When a well-liked celebrity dies, the shock wave that rolls through society may generate a life-saving review of one’s assumptions and priorities. For example, with the death of basketball player Len Bias in 1986, millions of people suddenly became aware of the risk of heart attack from the use of cocaine. With actor Heath Ledger dying in New York with supplies of six prescription medications in his apartment, the best thing that may result is a re-examination of one’s reliance on prescription medications.

The use of prescriptions to put us to sleep, make us more alert, calm panic attacks, make more compliant students, or “take the edge off” daily living have become so commonplace as to seem harmless. What may be forgotten is that each drug is toxic to some slighter or greater degree, and each drug comes with a list of undesirable side effects and risk of overdose. There are no signs of intentional overuse by Mr. Ledger, however the risk of death is just as high from accidental overdoses as it is for those who abuse illicit drugs.

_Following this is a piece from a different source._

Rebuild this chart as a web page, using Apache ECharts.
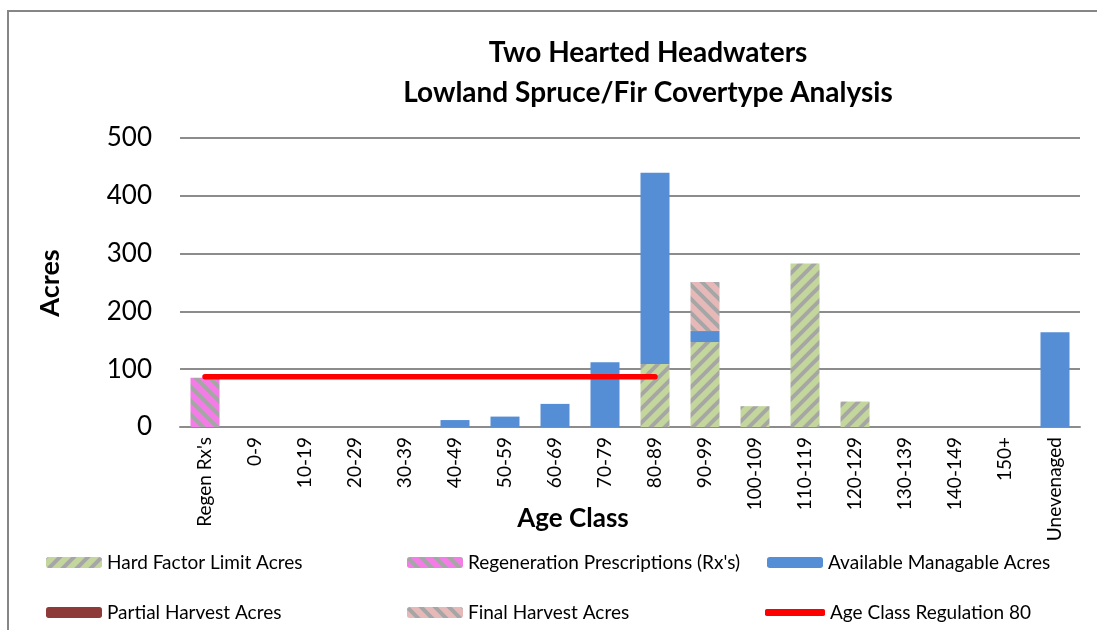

According to CNN, the six prescription medications in Mr. Ledger’s apartment were: Zopiclone, Diazepam, Lormetazepam, Temazepam, Alprazolam and Donormyl. Zopiclone, sold in the U.S. as Lunesta, is used to control insomnia. Diazepam is marketed as Valium and is used as a sedative and to help insomnia. Loremtazepam is sold in the U.K. for treatment of severe insomnia. Temazepam, which may be known to some under the brand name Restoril, is a strong sedative and helps induce sleep. Alprazolam is known by its trade name Xanax and is used for anxiety and panic attacks. Donormyl is a drug made in France that is used for severe insomnia.

Every drug in the list has addictive properties. Some are widely abused in the U.S. and Europe. Side effects from these drugs include agitation, loss of memory, confusion and respiratory depression.

Overuse of prescription drugs, whether accidental or intentional, can result in disaster. In 2006, seven million Americans ages 12 and older were current abusers of prescription drugs.